Il Governo italiano con la legge n.92 del 30 marzo 2004, ha dichiarato il 10 Febbraio “Giorno del ricordo in memoria delle vittime delle foibe, dell’esodo giuliano – dalmata e delle vicende del confine orientale e concessione di un riconoscimento ai congiunti degli infoibati”. Per rendere omaggio e ricordare anche noi questa giornata, riportiamo una parte del discorso del Presidente della Repubblica Giorgio Mattarella, tenuto in occasione dello scorso 10 febbraio 2023: “( …)Siamo oggi qui, al Quirinale, per rendere onore a quelle vittime e, con loro, a tutte le vittime innocenti dei conflitti etnici e ideologici. Per restituire dignità e rispetto alle sofferenze di tanti nostri concittadini. Sofferenze acuite dall’indifferenza avvertita da molti dei trecentocinquantamila italiani dell’esodo, in fuga dalle loro case, che non sempre trovarono rispetto e solidarietà in maniera adeguata nella madrepatria (…) Grazie al coraggio, all’azione instancabile e a volte faticosa delle associazioni degli esuli istriani, dalmati e della Venezia Giulia, il tema delle foibe e dell’esodo è oggi largamente conosciuto dalla pubblica opinione, è studiato nelle scuole, dibattuto sui giornali. Le sofferenze subite dai nostri esuli, dalle popolazioni di confine, non sono, non possono essere motivo di divisione nella nostra comunità nazionale. Al contrario, richiamo di unità nel ricordo, nella solidarietà, nel sostegno.(…) La storia ci ha insegnato che la differenza è ricchezza, non una malapianta da estirpare. Che i muri e i reticolati generano diffidenza, paura, conflitti.(…) Alle vittime di quelle sopraffazioni, ai profughi, ai loro familiari, rivolgiamo oggi un ricordo commosso e partecipe. Le loro sofferenze non dovranno, non potranno essere mai sottovalutate o accantonate.

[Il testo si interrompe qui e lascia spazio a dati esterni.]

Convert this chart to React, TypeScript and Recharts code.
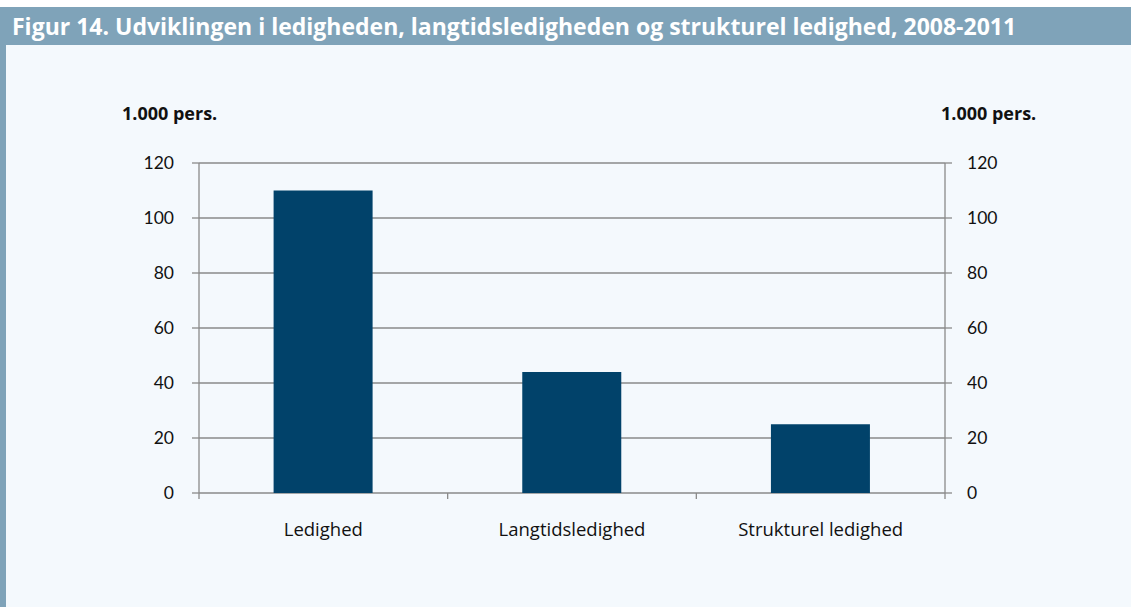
import React from "react";
import { ComposedChart, Bar, Line, XAxis, YAxis, CartesianGrid } from "recharts";

const categories = ["Ledighed", "Langtidsledighed", "Strukturel ledighed"];
const values = [110, 44, 25];
const yTicks = [0, 20, 40, 60, 80, 100, 120];
const title = "Figur 14. Udviklingen i ledigheden, langtidsledigheden og strukturel ledighed, 2008-2011";
const unitLabel = "1.000 pers.";

const data = categories.map((c, i) => ({ name: c, value: values[i] }));

const AXIS = "#8a8a8a";
const TICK_SIZE = 6;
const TICK_MARGIN = 20;

const CatTick = (props: any) => {
  const { x, y, payload, index, visibleTicksCount } = props;
  const half = payload && payload.offset ? payload.offset : 124.3;
  const axisY = y - TICK_SIZE - TICK_MARGIN;
  const last = index === (visibleTicksCount ?? 3) - 1;
  return (
    <g>
      <line x1={x - half} x2={x - half} y1={axisY} y2={axisY + TICK_SIZE} stroke={AXIS} strokeWidth={1.3} />
      {last && (
        <line x1={x + half} x2={x + half} y1={axisY} y2={axisY + TICK_SIZE} stroke={AXIS} strokeWidth={1.3} />
      )}
      <text x={x} y={y} dy={17} textAnchor="middle" fill="#111" fontSize={18.5} fontFamily="'Open Sans', sans-serif">
        {payload.value}
      </text>
    </g>
  );
};

const unitStyle: React.CSSProperties = {
  position: "absolute",
  top: 101,
  fontFamily: "'Open Sans', sans-serif",
  fontWeight: 700,
  fontSize: 18,
  color: "#111",
  whiteSpace: "nowrap",
};

export default function App() {
  return (
    <div style={{ position: "absolute", left: 0, top: 0, width: 1131, height: 607, background: "#ffffff", overflow: "hidden" }}>
      <div style={{ position: "absolute", left: 0, top: 7, width: 1131, height: 600, background: "#f4f9fd" }} />
      <div style={{ position: "absolute", left: 0, top: 7, width: 6, height: 600, background: "#7fa3b9" }} />
      <div
        style={{
          position: "absolute",
          left: 0,
          top: 7,
          width: 1131,
          height: 38,
          background: "#7fa3b9",
          color: "#ffffff",
          fontFamily: "'Open Sans', sans-serif",
          fontWeight: 700,
          fontSize: 23,
          lineHeight: "38px",
          paddingLeft: 12,
          boxSizing: "border-box",
          whiteSpace: "nowrap",
        }}
      >
        {title}
      </div>
      <div style={{ ...unitStyle, left: 122 }}>{unitLabel}</div>
      <div style={{ ...unitStyle, left: 941 }}>{unitLabel}</div>
      <div style={{ position: "absolute", left: 0, top: 0 }}>
        <ComposedChart
          width={1131}
          height={607}
          data={data}
          margin={{ top: 163, right: 0, bottom: 0, left: 0 }}
          barCategoryGap="30%"
        >
          <XAxis
            dataKey="name"
            height={114}
            axisLine={false}
            tickLine={false}
            tickSize={TICK_SIZE}
            tickMargin={TICK_MARGIN}
            tick={<CatTick />}
            interval={0}
          />
          <YAxis
            yAxisId="left"
            orientation="left"
            width={199}
            domain={[0, 120]}
            ticks={yTicks}
            interval={0}
            axisLine={{ stroke: AXIS, strokeWidth: 1.3 }}
            tickLine={{ stroke: AXIS, strokeWidth: 1.3 }}
            tickSize={7}
            tickMargin={18}
            tick={{ fill: "#111", fontSize: 17.5, fontFamily: "Lato, sans-serif" }}
          />
          <YAxis
            yAxisId="right"
            orientation="right"
            width={186}
            domain={[0, 120]}
            ticks={yTicks}
            interval={0}
            axisLine={{ stroke: AXIS, strokeWidth: 1.3 }}
            tickLine={{ stroke: AXIS, strokeWidth: 1.3 }}
            tickSize={7}
            tickMargin={15}
            tick={{ fill: "#111", fontSize: 17.5, fontFamily: "Lato, sans-serif" }}
          />
          <CartesianGrid yAxisId="left" vertical={false} stroke={AXIS} strokeWidth={1.3} />
          <Bar yAxisId="left" dataKey="value" fill="#01426a" isAnimationActive={false} />
          <Line yAxisId="right" dataKey="value" stroke="none" dot={false} activeDot={false} legendType="none" isAnimationActive={false} />
        </ComposedChart>
      </div>
    </div>
  );
}
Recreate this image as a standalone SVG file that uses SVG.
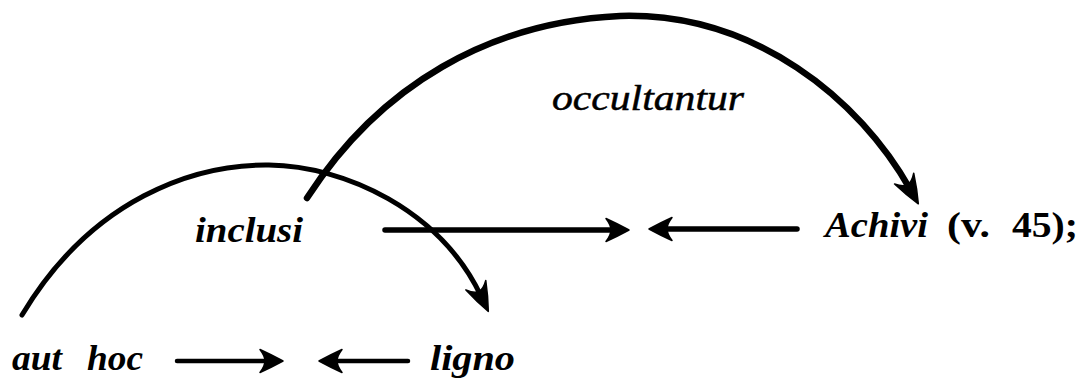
<svg xmlns="http://www.w3.org/2000/svg" width="1082" height="380" viewBox="0 0 1082 380">
<style>
.w{font-family:"Liberation Serif","Times New Roman",serif;font-style:italic;font-weight:bold;font-size:36px;fill:#000}
.wl{font-family:"Liberation Serif","Times New Roman",serif;font-style:italic;font-size:35px;fill:#000;stroke:#000;stroke-width:0.5}
.up{font-style:normal}
.c{fill:none;stroke:#000;stroke-linecap:round}
</style>
<defs>
<marker id="barb" markerUnits="userSpaceOnUse" viewBox="-30 -15 40 30" refX="-12" refY="0" markerWidth="40" markerHeight="30" orient="auto" overflow="visible">
<path d="M1,0 Q-10,-6 -22,-11.5 Q-17,-5 -17,0 Q-17,5 -22,11.5 Q-10,6 1,0 Z" fill="#000" stroke="#000" stroke-width="1.5" stroke-linejoin="round"/>
</marker>
<marker id="barbL" markerUnits="userSpaceOnUse" viewBox="-35 -15 45 30" refX="-16" refY="0" markerWidth="45" markerHeight="30" orient="auto" overflow="visible">
<path d="M1,0 Q-12,-6 -28,-11 Q-21,-5 -21,0 Q-21,5 -28,11 Q-12,6 1,0 Z" fill="#000" stroke="#000" stroke-width="1.5" stroke-linejoin="round"/>
</marker>
</defs>
<rect width="1082" height="380" fill="#fff"/>
<g id="connectors">
<path class="c" stroke-width="5" d="M22,315 C92,198 195,164 269,165 C345,166 440,210 481,296" marker-end="url(#barbL)"/>
<path class="c" stroke-width="6.5" d="M307,198 C380,85 490,22 620,16 C755,12 860,100 910,189" marker-end="url(#barbL)"/>
<path class="c" stroke-width="5.5" d="M385,230 L616,230" marker-end="url(#barb)"/>
<path class="c" stroke-width="5.5" d="M797,229 L662,229" marker-end="url(#barb)"/>
<path class="c" stroke-width="4.5" d="M177,361 L270,361" marker-end="url(#barb)"/>
<path class="c" stroke-width="4.5" d="M408,361 L332,361" marker-end="url(#barb)"/>
</g>
<g id="occultantur"><text class="wl" x="552" y="110" textLength="192" lengthAdjust="spacingAndGlyphs">occultantur</text></g>
<g id="inclusi"><text class="w" x="195" y="242" textLength="108" lengthAdjust="spacingAndGlyphs">inclusi</text></g>
<g id="achivi"><text class="w" y="237"><tspan x="825" textLength="103" lengthAdjust="spacingAndGlyphs">Achivi</tspan> <tspan class="up" x="947" textLength="43" lengthAdjust="spacingAndGlyphs">(v.</tspan> <tspan class="up" x="1012" textLength="66" lengthAdjust="spacingAndGlyphs">45);</tspan></text></g>
<g id="authoc"><text class="w" y="370"><tspan x="12" textLength="50" lengthAdjust="spacingAndGlyphs">aut</tspan> <tspan x="87" textLength="56" lengthAdjust="spacingAndGlyphs">hoc</tspan></text></g>
<g id="ligno"><text class="w" x="430" y="370" textLength="85" lengthAdjust="spacingAndGlyphs">ligno</text></g>
</svg>
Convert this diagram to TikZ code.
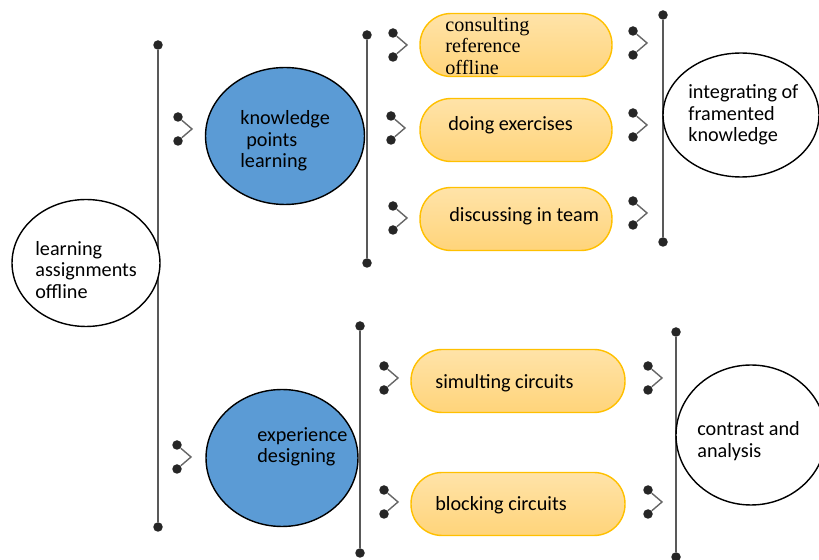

Il contesto storico-articolo di Riccardo Pieroni
Cavità naturali profonde usate come trappole mortali senza via d’uscita. Persone che venivano gettate vive o morte in gole profonde. Tra il 1943 e il 1947 si calcola che almeno diecimila italiani vennero inghiottiti nelle foibe, cavità tipiche della regione del Carso, altopiano roccioso che si estende tra Friuli Venezia Giulia, Slovenia e Croazia. Il terribile eccidio venne compiuto dai partigiani del maresciallo Tito. Il comandante iugoslavo filosovietico voleva eliminare la presenza italiana in Istria e Dalmazia. Le ragioni di questa efferata violenza sono da ricercare nel fatto che i partigiani jugoslavi volevano vendicarsi del fascismo. Dalla fine della Prima Guerra Mondiale fino all’armistizio dell’8 settembre 1943 il governo di Roma aveva amministrato duramente le zone dell’Istria e della Dalmazia, abitate non soltanto da italiani, ma anche da popolazioni slovene e croate. Queste popolazioni furono oggetto di un’italianizzazione forzata da parte dei fascisti e di una serie di deportazioni nei lager nazisti. Da qui il desiderio di vendetta da parte di Tito, salito al potere nel 1945. Una vendetta che colpì indistintamente tutti gli italiani, senza alcuna differenza tra fascisti e antifascisti. Il maresciallo jugoslavo occupò Trieste con il suo esercito (1 maggio 1945). Nel giro di due mesi gli italiani che vivevano in Istria, in Dalmazia e nella città di Fiume furono costretti ad abbandonare tutto e a fuggire. Chi non lo fece venne ucciso dall’esercito di Tito e gettato nelle foibe o deportato nei campi di concentramento in Slovenia e in Croazia. Perché il 10 febbraio: il 10 febbraio 1947 veniva firmato un trattato di pace – il trattato di Parigi – con cui venivano assegnate alla Jugoslavia città e terre italiane. Escludendo il “territorio libero di Trieste”, suddiviso in una zona A affidata al governo alleato e in una zona B gestita dalla Jugoslavia, le città costiere dell’Istria – è il caso di Fiume – finirono nelle mani del maresciallo Tito.Il trattato provocò esodi di massa della popolazione italiana. La città istriana di Pola, abitata perlopiù da italiani, si svuotò in pochi mesi: 28mila persone su 30 mila se ne andarono. In trent’anni – fino alla firma del trattato di Osimo (1975) – si stima che trecentomila italiani emigrarono.